À 48 heures près de la mobilisation générale du vendredi prochain, le Cheikh Mahmoud Dicko a fait une sortie stratégique ce mercredi. En haute autorité morale montée au front, il a, en quelque sorte, galvanisé ses troupes tout en ôtant à l’ennemi public n°1 tout espoir de se maintenir au pouvoir.
Sacré stratège que ce dignitaire religieux devenu la sentinelle vigilante du peuple! Il sait parler quand il le faut et, surtout, il a l’art de lancer les mots d’ordre de la manière la plus expressive possible. Pourquoi a-t-il pris la parole ce mercredi ? C’est parce que, attentif aux mouvements du camp adverse, il avait sans doute eu l’information que le Premier ministre Boubou Cissé se rendrait incognito ce jour à Nioro pour solliciter l’intervention du Chérif afin d’annuler l’assaut décisif de ce vendredi contre la tranquille citadelle occupée par IBK. L’intox et les mensonges étant les armes favorites du pouvoir en fin de règne, il fallait couper court aux savantes rumeurs qui ne manqueraient pas d’être distillées pour déstabiliser le mental et la résistance des légions prêtes à obliger IBK de rendre sa démission.
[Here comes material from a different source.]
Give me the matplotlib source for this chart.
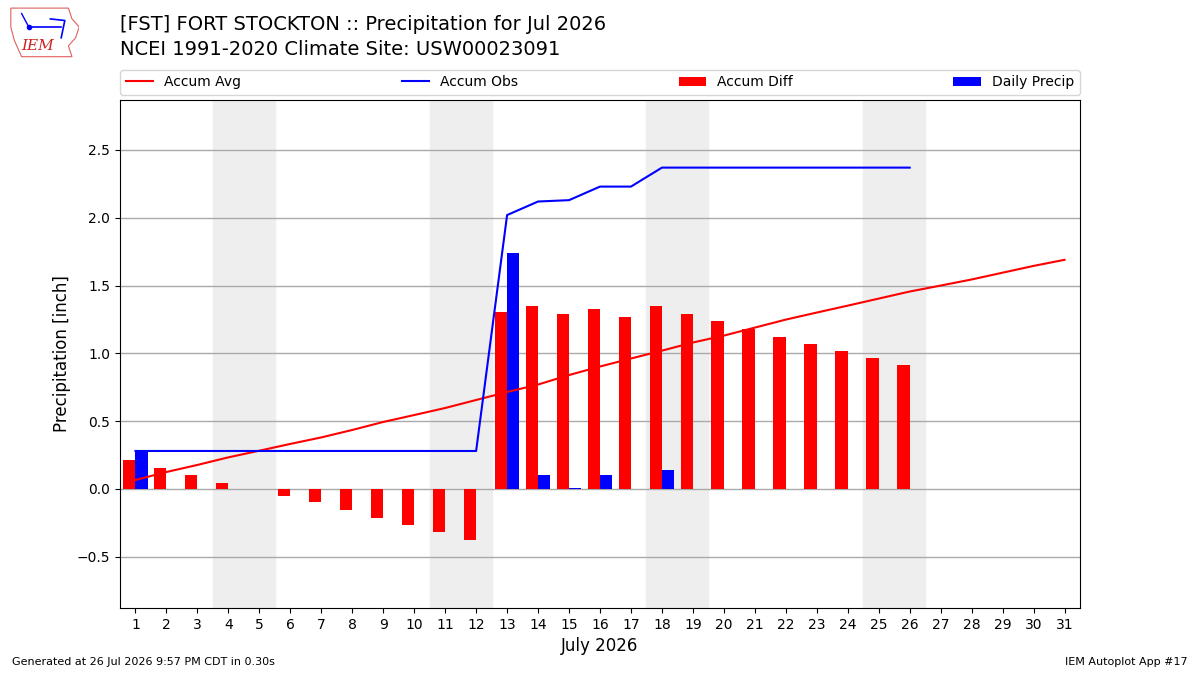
"""
Daily and accumulated precipitation for one month vs climatology (IEM autoplot 17 style).
"""

import numpy as np
import matplotlib.pyplot as plt
from matplotlib.patches import Polygon

# ------------------------------------------------------------------------
# Data
# ------------------------------------------------------------------------
days = list(range(1, 32))
accum_avg = [0.066, 0.125, 0.177, 0.233, 0.282, 0.332, 0.380, 0.435, 0.494, 0.545,
             0.597, 0.656, 0.715, 0.770, 0.840, 0.903, 0.962, 1.020, 1.080, 1.131,
             1.190, 1.249, 1.301, 1.352, 1.404, 1.456, 1.500, 1.545, 1.595, 1.645,
             1.690]
obs_days = list(range(1, 27))
daily_precip = [0.28, 0, 0, 0, 0, 0, 0, 0, 0, 0, 0, 0, 1.74, 0.10, 0.01, 0.10,
                0, 0.14, 0, 0, 0, 0, 0, 0, 0, 0]
weekends = [(4, 5), (11, 12), (18, 19), (25, 26)]

title = "[FST] FORT STOCKTON :: Precipitation for Jul 2026\nNCEI 1991-2020 Climate Site: USW00023091"
footer_left = "Generated at 26 Jul 2026 9:57 PM CDT in 0.30s"
footer_right = "IEM Autoplot App #17"

# ------------------------------------------------------------------------
# Derived series
# ------------------------------------------------------------------------
accum_obs = np.cumsum(daily_precip)
accum_diff = accum_obs - np.array(accum_avg[:len(obs_days)])

fig = plt.figure(figsize=(12, 6.75), dpi=100)
ax = fig.add_axes([0.1, 0.0993, 0.8, 0.7526])

for start, end in weekends:
    ax.axvspan(start - 0.5, end + 0.5, color="#eeeeee", zorder=0)

ax.plot(days, accum_avg, color="r", lw=1.5, label="Accum Avg", zorder=4)
ax.plot(obs_days, accum_obs, color="b", lw=1.5, label="Accum Obs", zorder=4)
ax.bar(np.array(obs_days) - 0.4, accum_diff, width=0.4, align="edge",
       color="r", label="Accum Diff", zorder=3)
ax.bar(obs_days, daily_precip, width=0.4, align="edge",
       color="b", label="Daily Precip", zorder=3)

ax.set_xlim(0.5, 31.5)
ax.set_ylim(-0.878, 2.869)
ax.set_xticks(days)
ax.set_yticks(np.arange(-0.5, 2.51, 0.5))
ax.grid(axis="y", color="#aaaaaa", lw=1, zorder=1)
ax.set_axisbelow(True)
ax.set_xlabel("July 2026", fontsize=12)
ax.set_ylabel("Precipitation [inch]", fontsize=12)

ax.legend(loc="lower left", bbox_to_anchor=(0, 1.01, 1, 0.05), mode="expand",
          ncol=4, fontsize=10, borderaxespad=0)

fig.text(0.1, 0.913, title, fontsize=14, va="bottom", ha="left", linespacing=1.4)
fig.text(0.01, 0.015, footer_left, fontsize=8)
fig.text(0.99, 0.015, footer_right, fontsize=8, ha="right")

# rough stand-in for the IEM logo
logo = fig.add_axes([0.006, 0.912, 0.06, 0.08])
logo.set_xlim(0, 1)
logo.set_ylim(0, 1)
logo.axis("off")
logo.add_patch(Polygon([(0.05, 0.95), (0.85, 0.95), (0.9, 0.75), (1.0, 0.6), (0.95, 0.4),
                        (0.85, 0.25), (0.9, 0.05), (0.2, 0.05), (0.1, 0.35), (0.05, 0.6)],
                       closed=True, fill=False, edgecolor="#e06060", lw=0.8))
logo.plot([0.3, 0.75], [0.6, 0.6], color="b", lw=1.2)
logo.plot([0.3], [0.6], "bo", ms=3)
logo.plot([0.2, 0.3], [0.85, 0.6], color="b", lw=1)
logo.plot([0.6, 0.8, 0.75], [0.75, 0.72, 0.4], color="b", lw=1.2)
logo.text(0.42, 0.25, "IEM", color="#cc2222", fontsize=11, family="serif",
          style="italic", ha="center", va="center")

plt.savefig("out.png")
N’a-t-on d’ailleurs pas entendu çà et là que le régime évanescent a fait appel à d’anciens officiers des renseignements généraux français accourus à Bamako avec des recettes miracles?
La désinformation a des limites, Goebbels n’ayant pas suffisamment enseigné.
Le pouvoir de Bamako est pour le moins acculé dans ses derniers retranchements. Il ne tient plus qu’à un fil. Forcé de jouer désespérément son va-tout, il ne manie plus que les moyens éculés de la divagation. La véhémence de l’instant étourdit tous ses sens. Il a tenté, d’abord, de tromper depuis pour le 5 juin que toute la révolte populaire en cours était motivée par un courant djihadiste qu’il connaissait suffisamment et qu’il détenait les preuves que 750 camions pleins de mercenaires et 450 autres bondés de miliciens islamistes allaient déferler sur Bamako afin de déstabiliser les institutions de la République. Le 5 juin
a vécu dans la ferveur patriotique d’un peuple volé, pillé et trahi.
Puis, des plumitifs et autres prêcheurs, stipendiés ou non par le régime, ont tenté de créer l’amalgame pour faire croire que Mahmoud Dicko étant un imam, ce sont des barbus qui s’empareront, au finish, des rênes de l’État. Terrible courte vue, trompeuse et mensongère. Il ne s’agit nullement de barbus, encore moins de charia à instaurer au Mali. Il n’est vraiment pas question de religion, mais de patrie selon les bons principes de la gouvernance démocratique. Trêve de tromperies!
Il suffit de regarder avec vérité les multiples ravages du pouvoir pour admettre que la chienlit ne doit plus perdurer. Alors, il sera facile de comprendre que Mahmoud Dicko est comme une autorité morale autour de laquelle se sont regroupés des politiques et des acteurs de la société civile. D’ailleurs, les réunions de l’aile politique du M5-RFP sont toujours présidées par Dr. Choguel K. Maïga en sa qualité de président par intérim du FSD.
Ironie du sort, poursuivi jusque dans son trou de rat, l’ultime geste d’IBK a été d’envoyer le Premier ministre reconduit chez un autre dignitaire religieux à Nioro, comme pour reconnaître que ce n’est pas un péché que les religieux se mêlent du traitement des questions nationales. Il suffit maintenant au régime d’ouvrir un peu les yeux pour admettre qu’il est temps, juste temps, de faire pénitence en remettant le pays à ses fils. Tout est perdu pour IBK, mais refuser la vérité risque de lui jouer un petit vilain tour que Mugabé, encore moins Hosni Moubarak, n’ont pu conjurer. C’est la méchanceté de l’histoire, pas celle des hommes.